Meet the 'Trust-Deficit' Generation
To understand why many in Gen Z (born 1997-2012) are drawn to crypto, you have to understand the world they inherited. They were children during the 2008 financial crisis, witnessing the fallout of a system that seemed to fail ordinary people while bailing
out the institutions responsible. They’ve come of age saddled with historic student loan debt, facing a prohibitively expensive housing market, and watching wages stagnate. This has fostered a deep-seated skepticism toward traditional financial pillars—big banks, Wall Street, and even the dollar itself. For them, the old promise of 'work hard, buy a house, and invest in a 401(k) for 40 years' doesn't just sound outdated; it sounds like a setup for disappointment. This isn't just teenage rebellion; it's a pragmatic reaction to a perceived broken system.

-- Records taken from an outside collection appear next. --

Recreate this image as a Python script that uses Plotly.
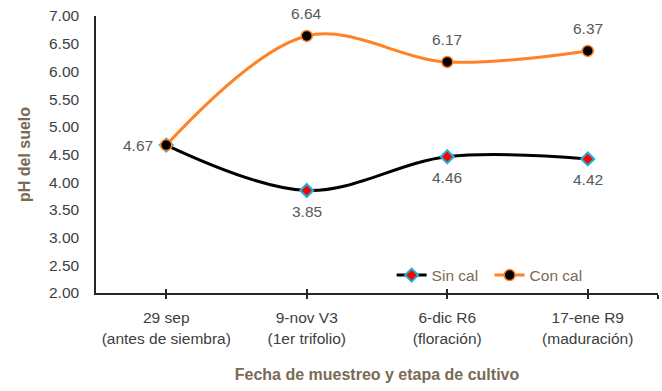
import plotly.graph_objects as go

categorias = ["29 sep<br>(antes de siembra)", "9-nov V3<br>(1er trifolio)",
              "6-dic R6<br>(floración)", "17-ene R9<br>(maduración)"]
sin_cal = [4.67, 3.85, 4.46, 4.42]
con_cal = [4.67, 6.64, 6.17, 6.37]
y_ticks = [2.0, 2.5, 3.0, 3.5, 4.0, 4.5, 5.0, 5.5, 6.0, 6.5, 7.0]

FONT = "Liberation Sans, Arial, sans-serif"
BROWN = "#7a6a55"
ORANGE = "#FF8226"
LABEL = "#595959"
FS = 15.5
x = list(range(len(categorias)))

fig = go.Figure()
fig.add_trace(go.Scatter(
    x=x, y=sin_cal, name="Sin cal", mode="lines+markers",
    line=dict(color="black", width=3, shape="spline", smoothing=1),
    marker=dict(symbol="diamond", size=10, color="#FF0000",
                line=dict(color="#1CB3D9", width=2)),
    cliponaxis=False,
))
fig.add_trace(go.Scatter(
    x=x, y=con_cal, name="Con cal", mode="lines+markers",
    line=dict(color=ORANGE, width=3, shape="spline", smoothing=1),
    marker=dict(symbol="circle", size=11, color="black",
                line=dict(color=ORANGE, width=1.5)),
    cliponaxis=False,
))

# data labels
for i, v in enumerate(con_cal):
    if i == 0:
        fig.add_annotation(x=x[i], y=v, text=f"{v:.2f}", showarrow=False,
                           xanchor="right", xshift=-11,
                           font=dict(family=FONT, size=FS, color=LABEL))
    else:
        fig.add_annotation(x=x[i], y=v, text=f"{v:.2f}", showarrow=False,
                           yshift=22, font=dict(family=FONT, size=FS, color=LABEL))
for i, v in enumerate(sin_cal):
    if i == 0:
        continue
    fig.add_annotation(x=x[i], y=v, text=f"{v:.2f}", showarrow=False,
                       yshift=-21, font=dict(family=FONT, size=FS, color=LABEL))

tickvals = x + [len(categorias) - 0.5]
ticktext = categorias + [""]

fig.update_layout(
    width=662, height=391,
    margin=dict(l=96, r=4, t=16, b=98, autoexpand=False),
    paper_bgcolor="white", plot_bgcolor="white",
    font=dict(family=FONT, size=FS, color="#404040"),
    showlegend=True,
    legend=dict(orientation="h", x=0.526, y=0.063, xanchor="left", yanchor="middle",
                font=dict(family=FONT, size=FS, color=BROWN),
                bgcolor="rgba(0,0,0,0)", itemwidth=30, tracegroupgap=0,
                entrywidth=53, entrywidthmode="pixels"),
    xaxis=dict(range=[-0.5, 3.5], tickmode="array", tickvals=tickvals, ticktext=ticktext,
               showline=True, linecolor="#262626", linewidth=1.5,
               ticks="outside", ticklen=4, tickcolor="#262626", tickwidth=1.5,
               showgrid=False, zeroline=False, automargin=False,
               ticklabelstandoff=6,
               tickfont=dict(family=FONT, size=FS, color="#404040"),
               title=dict(text="<b>Fecha de muestreo y etapa de cultivo</b>",
                          font=dict(family=FONT, size=16, color=BROWN), standoff=23)),
    xaxis2=dict(range=[-0.5, 3.5], overlaying="x", anchor="y", side="bottom",
                tickmode="array", tickvals=tickvals, showticklabels=False,
                ticks="inside", ticklen=4, tickcolor="#262626", tickwidth=1.5,
                showline=False, showgrid=False, zeroline=False, automargin=False),
    yaxis=dict(range=[2, 7], tickmode="array", tickvals=y_ticks,
               ticktext=[f"{v:.2f}" for v in y_ticks],
               showline=True, linecolor="#262626", linewidth=1.5,
               ticks="", showgrid=False, zeroline=False, automargin=False,
               ticklabelstandoff=12, ticklabeloverflow="allow",
               tickfont=dict(family=FONT, size=FS, color="#404040"),
               title=dict(text="<b>pH del suelo</b>",
                          font=dict(family=FONT, size=16, color=BROWN), standoff=14)),
)
fig.add_trace(go.Scatter(x=[None], y=[None], xaxis="x2", showlegend=False, hoverinfo="skip"))

fig.write_html("out.html", config={"displayModeBar": False},
               post_script="document.body.style.margin='0';document.body.style.overflow='hidden';")
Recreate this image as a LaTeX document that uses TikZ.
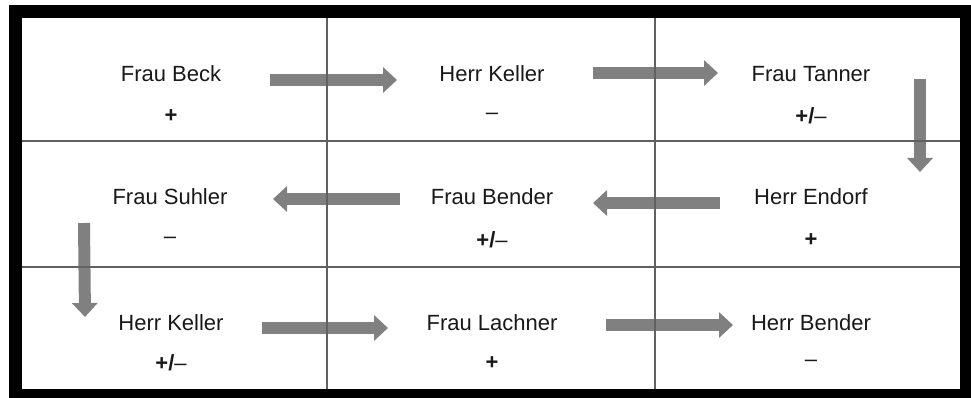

An Asset for the Digital Native
Cryptocurrency speaks Gen Z’s native language: digital. It’s borderless, accessible 24/7 via a smartphone, and operates outside the control of the very institutions they mistrust. While older generations may find the stock market familiar, Gen Z sees it as an exclusive club with gatekeepers, jargon, and inconvenient market hours. Crypto, by contrast, feels like the internet itself—open, democratic, and a little bit wild. The concept of a decentralized ledger (the blockchain) offers a form of radical transparency that a bank's quarterly report can never match. Every transaction is, in theory, visible to all. This aligns perfectly with a generation that values authenticity and peer-to-peer systems, from social media to the gig economy.
But Is It Really 'Digital Gold'?
The term 'digital gold' is used most often to describe Bitcoin, drawing a parallel to the precious metal as a finite, durable store of value. Proponents point to Bitcoin's hard cap of 21 million coins as a built-in defense against inflation, similar to how gold's physical scarcity protects its value. But here’s where the comparison gets tricky. Gold has been a reliable safe-haven asset for millennia, prized for its stability in times of economic turmoil. Cryptocurrency, on the other hand, is famously volatile. While gold might fluctuate a few percentage points, crypto assets can swing 20% or more in a single day. Calling it 'gold' is more of a statement of aspiration—a hope that it *will become* a stable store of value—than a reflection of its current behavior. For now, it functions much more like a high-risk tech stock than a stable metal.
Investing as Entertainment
Another key driver is the gamification of finance. Platforms like Robinhood, Coinbase, and even Cash App have turned investing into a sleek, user-friendly mobile experience. The barrier to entry is virtually zero. You can buy $10 worth of Dogecoin while waiting for a coffee. This accessibility is amplified by social media. Financial advice—of wildly varying quality—is dispensed in 60-second TikTok videos and hyped on Reddit forums like r/wallstreetbets. This creates a powerful social dynamic where investing becomes a communal activity and a form of entertainment. The thrill of a potential 'moonshot' gain on a meme coin is a powerful lure, making the slow, steady compounding of an index fund feel boring and out of touch.
The All-or-Nothing Mentality
Ultimately, the turn to crypto as a starter investment reflects a psychological shift. When traditional paths to wealth feel blocked, high-risk, high-reward bets become more appealing. If you feel you can't afford a down payment on a house anyway, why not take a chance on an asset that could, in theory, multiply your small stake dramatically? It’s a lottery ticket mentality born from economic precarity. While older investors might see crypto as a small, speculative slice of a diversified portfolio, some younger investors see it as their only realistic shot at significant capital accumulation. This makes the trend less about financial illiteracy and more about a calculated, if risky, response to their economic reality.